> INSTRUCTION
Quote the data below in full, minus the images.

> INFORMATION SHOWN
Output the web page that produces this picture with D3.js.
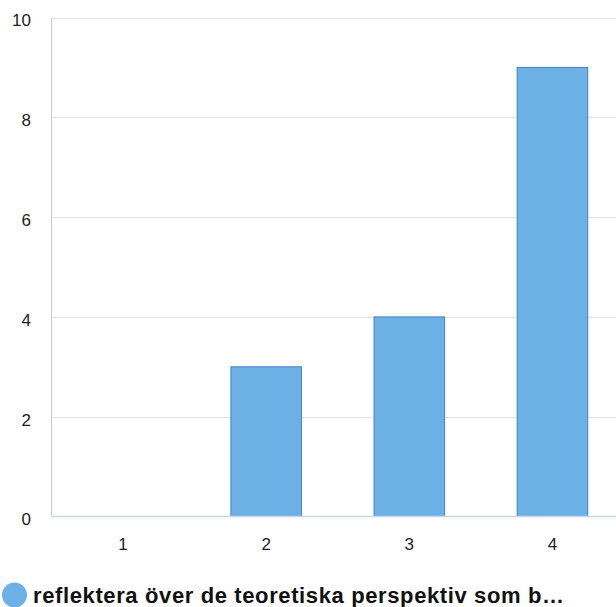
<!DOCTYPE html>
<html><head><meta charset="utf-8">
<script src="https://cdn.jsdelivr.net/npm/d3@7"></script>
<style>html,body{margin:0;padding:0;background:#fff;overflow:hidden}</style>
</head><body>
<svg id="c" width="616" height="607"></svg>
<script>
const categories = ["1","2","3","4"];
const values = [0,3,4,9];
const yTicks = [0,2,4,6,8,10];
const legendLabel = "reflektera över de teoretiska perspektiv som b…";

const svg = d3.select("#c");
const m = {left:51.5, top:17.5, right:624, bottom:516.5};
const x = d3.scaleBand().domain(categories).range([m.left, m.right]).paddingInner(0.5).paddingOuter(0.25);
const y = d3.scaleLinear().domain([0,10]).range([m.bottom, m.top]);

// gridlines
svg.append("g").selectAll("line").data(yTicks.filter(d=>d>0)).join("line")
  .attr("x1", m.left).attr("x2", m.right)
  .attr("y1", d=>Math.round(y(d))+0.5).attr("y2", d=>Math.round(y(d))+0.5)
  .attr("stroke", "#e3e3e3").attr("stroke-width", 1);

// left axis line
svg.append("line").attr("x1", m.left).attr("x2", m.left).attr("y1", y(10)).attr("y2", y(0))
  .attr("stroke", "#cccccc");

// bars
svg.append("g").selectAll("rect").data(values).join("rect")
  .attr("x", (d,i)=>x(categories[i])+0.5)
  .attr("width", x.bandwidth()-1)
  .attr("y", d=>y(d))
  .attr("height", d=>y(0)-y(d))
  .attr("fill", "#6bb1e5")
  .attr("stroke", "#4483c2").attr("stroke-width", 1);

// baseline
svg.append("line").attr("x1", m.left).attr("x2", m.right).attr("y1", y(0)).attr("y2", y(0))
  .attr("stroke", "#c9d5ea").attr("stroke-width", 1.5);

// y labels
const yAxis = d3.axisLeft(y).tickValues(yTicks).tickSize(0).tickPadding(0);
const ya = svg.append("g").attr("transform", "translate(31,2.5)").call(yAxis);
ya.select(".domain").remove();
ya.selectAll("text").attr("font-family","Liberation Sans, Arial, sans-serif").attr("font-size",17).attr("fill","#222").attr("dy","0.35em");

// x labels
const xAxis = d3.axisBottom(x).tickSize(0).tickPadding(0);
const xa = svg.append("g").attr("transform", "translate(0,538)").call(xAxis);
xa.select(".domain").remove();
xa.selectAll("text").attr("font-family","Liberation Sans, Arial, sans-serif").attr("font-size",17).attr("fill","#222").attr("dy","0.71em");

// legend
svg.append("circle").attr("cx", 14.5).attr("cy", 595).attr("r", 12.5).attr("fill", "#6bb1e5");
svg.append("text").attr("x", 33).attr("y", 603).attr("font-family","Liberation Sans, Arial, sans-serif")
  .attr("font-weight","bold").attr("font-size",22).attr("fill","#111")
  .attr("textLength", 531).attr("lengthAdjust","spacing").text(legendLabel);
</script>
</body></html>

> TASK RESPONSE
Output the web page that produces this picture with D3.js.
<!DOCTYPE html>
<html><head><meta charset="utf-8">
<script src="https://cdn.jsdelivr.net/npm/d3@7"></script>
<style>html,body{margin:0;padding:0;background:#fff;overflow:hidden}</style>
</head><body>
<svg id="c" width="616" height="607"></svg>
<script>
const categories = ["1","2","3","4"];
const values = [0,3,4,9];
const yTicks = [0,2,4,6,8,10];
const legendLabel = "reflektera över de teoretiska perspektiv som b…";

const svg = d3.select("#c");
const m = {left:51.5, top:17.5, right:624, bottom:516.5};
const x = d3.scaleBand().domain(categories).range([m.left, m.right]).paddingInner(0.5).paddingOuter(0.25);
const y = d3.scaleLinear().domain([0,10]).range([m.bottom, m.top]);

// gridlines
svg.append("g").selectAll("line").data(yTicks.filter(d=>d>0)).join("line")
  .attr("x1", m.left).attr("x2", m.right)
  .attr("y1", d=>Math.round(y(d))+0.5).attr("y2", d=>Math.round(y(d))+0.5)
  .attr("stroke", "#e3e3e3").attr("stroke-width", 1);

// left axis line
svg.append("line").attr("x1", m.left).attr("x2", m.left).attr("y1", y(10)).attr("y2", y(0))
  .attr("stroke", "#cccccc");

// bars
svg.append("g").selectAll("rect").data(values).join("rect")
  .attr("x", (d,i)=>x(categories[i])+0.5)
  .attr("width", x.bandwidth()-1)
  .attr("y", d=>y(d))
  .attr("height", d=>y(0)-y(d))
  .attr("fill", "#6bb1e5")
  .attr("stroke", "#4483c2").attr("stroke-width", 1);

// baseline
svg.append("line").attr("x1", m.left).attr("x2", m.right).attr("y1", y(0)).attr("y2", y(0))
  .attr("stroke", "#c9d5ea").attr("stroke-width", 1.5);

// y labels
const yAxis = d3.axisLeft(y).tickValues(yTicks).tickSize(0).tickPadding(0);
const ya = svg.append("g").attr("transform", "translate(31,2.5)").call(yAxis);
ya.select(".domain").remove();
ya.selectAll("text").attr("font-family","Liberation Sans, Arial, sans-serif").attr("font-size",17).attr("fill","#222").attr("dy","0.35em");

// x labels
const xAxis = d3.axisBottom(x).tickSize(0).tickPadding(0);
const xa = svg.append("g").attr("transform", "translate(0,538)").call(xAxis);
xa.select(".domain").remove();
xa.selectAll("text").attr("font-family","Liberation Sans, Arial, sans-serif").attr("font-size",17).attr("fill","#222").attr("dy","0.71em");

// legend
svg.append("circle").attr("cx", 14.5).attr("cy", 595).attr("r", 12.5).attr("fill", "#6bb1e5");
svg.append("text").attr("x", 33).attr("y", 603).attr("font-family","Liberation Sans, Arial, sans-serif")
  .attr("font-weight","bold").attr("font-size",22).attr("fill","#111")
  .attr("textLength", 531).attr("lengthAdjust","spacing").text(legendLabel);
</script>
</body></html>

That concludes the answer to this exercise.